Retrieve Blast Top-Hit
This feature allows retrieving the sequence information of Top Blast Hits from an OmicsBox project to improve the annotation of a dataset.
A possible use case scenario would be a so-called "Double-Blast'': The blast results of a first-run are used to replace the sequence data for a second run against a different set of query sequences. Imagine an RNA-seq data-set with a high percentage of sequences without any alignments against a protein database (e.g. blastx against NR). This feature could be used to select and extract the sequences without hits (red ones) into a new project. These sequences could be basted first against a set of EST sequences. The initial unaligned sequences are now replaced with the ESTs.

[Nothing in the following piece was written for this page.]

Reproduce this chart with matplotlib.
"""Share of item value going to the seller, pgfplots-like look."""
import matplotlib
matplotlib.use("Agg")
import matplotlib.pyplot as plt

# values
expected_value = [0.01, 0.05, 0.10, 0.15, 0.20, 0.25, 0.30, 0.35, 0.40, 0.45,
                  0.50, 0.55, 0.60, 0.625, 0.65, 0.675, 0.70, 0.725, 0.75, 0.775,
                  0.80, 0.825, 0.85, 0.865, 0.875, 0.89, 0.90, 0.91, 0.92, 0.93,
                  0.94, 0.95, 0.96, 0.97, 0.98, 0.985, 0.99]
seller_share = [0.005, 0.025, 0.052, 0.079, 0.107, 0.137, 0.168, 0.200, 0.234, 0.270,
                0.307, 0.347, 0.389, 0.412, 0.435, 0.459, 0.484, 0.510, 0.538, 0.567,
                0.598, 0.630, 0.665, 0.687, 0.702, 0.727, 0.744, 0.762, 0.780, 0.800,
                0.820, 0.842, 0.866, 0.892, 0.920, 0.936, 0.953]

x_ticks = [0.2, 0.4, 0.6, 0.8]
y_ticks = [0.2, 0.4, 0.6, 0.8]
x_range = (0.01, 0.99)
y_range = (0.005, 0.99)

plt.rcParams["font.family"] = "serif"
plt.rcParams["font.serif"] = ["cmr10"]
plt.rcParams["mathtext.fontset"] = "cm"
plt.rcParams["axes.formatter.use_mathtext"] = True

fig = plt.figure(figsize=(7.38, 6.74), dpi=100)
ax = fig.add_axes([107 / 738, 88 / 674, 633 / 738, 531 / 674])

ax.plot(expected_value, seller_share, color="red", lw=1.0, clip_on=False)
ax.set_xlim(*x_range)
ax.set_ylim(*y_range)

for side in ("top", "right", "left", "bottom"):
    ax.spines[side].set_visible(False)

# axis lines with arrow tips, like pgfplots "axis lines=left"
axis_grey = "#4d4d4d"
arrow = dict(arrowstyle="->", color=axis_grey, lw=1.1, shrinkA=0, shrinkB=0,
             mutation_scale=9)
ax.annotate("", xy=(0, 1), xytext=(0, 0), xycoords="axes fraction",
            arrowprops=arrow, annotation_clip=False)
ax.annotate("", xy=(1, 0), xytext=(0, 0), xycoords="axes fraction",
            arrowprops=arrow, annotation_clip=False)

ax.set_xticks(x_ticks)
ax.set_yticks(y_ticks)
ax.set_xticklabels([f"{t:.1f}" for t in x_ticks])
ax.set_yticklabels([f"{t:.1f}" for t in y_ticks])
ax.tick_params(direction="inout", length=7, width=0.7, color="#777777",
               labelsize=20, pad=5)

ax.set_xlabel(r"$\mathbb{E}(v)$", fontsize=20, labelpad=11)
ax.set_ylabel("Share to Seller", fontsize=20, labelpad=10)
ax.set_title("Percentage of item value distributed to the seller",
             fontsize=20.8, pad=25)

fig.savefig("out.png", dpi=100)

Now the initial blastx search is repeated against the protein database.
Run Retrieve Blast Top-Hit
It can be found under functional analysis → Blast → Retrieve Blast Top-Hit.
Data can be obtained from the NCBI, Ensembl or Uniprot web services and stored in a new project or replace the existing IDs/sequences (figure 1).
Filters Applied to Top-Hit: For each Top-Hit (first significant alignment from an already performed BLAST), apply the filters (bottom part of the dialog) and search them in the corresponding database (online).
Figure 1: Retrieve Blast Top-Hit Dialog.
Depending on the configuration a new project will be generated or the current one will be changed.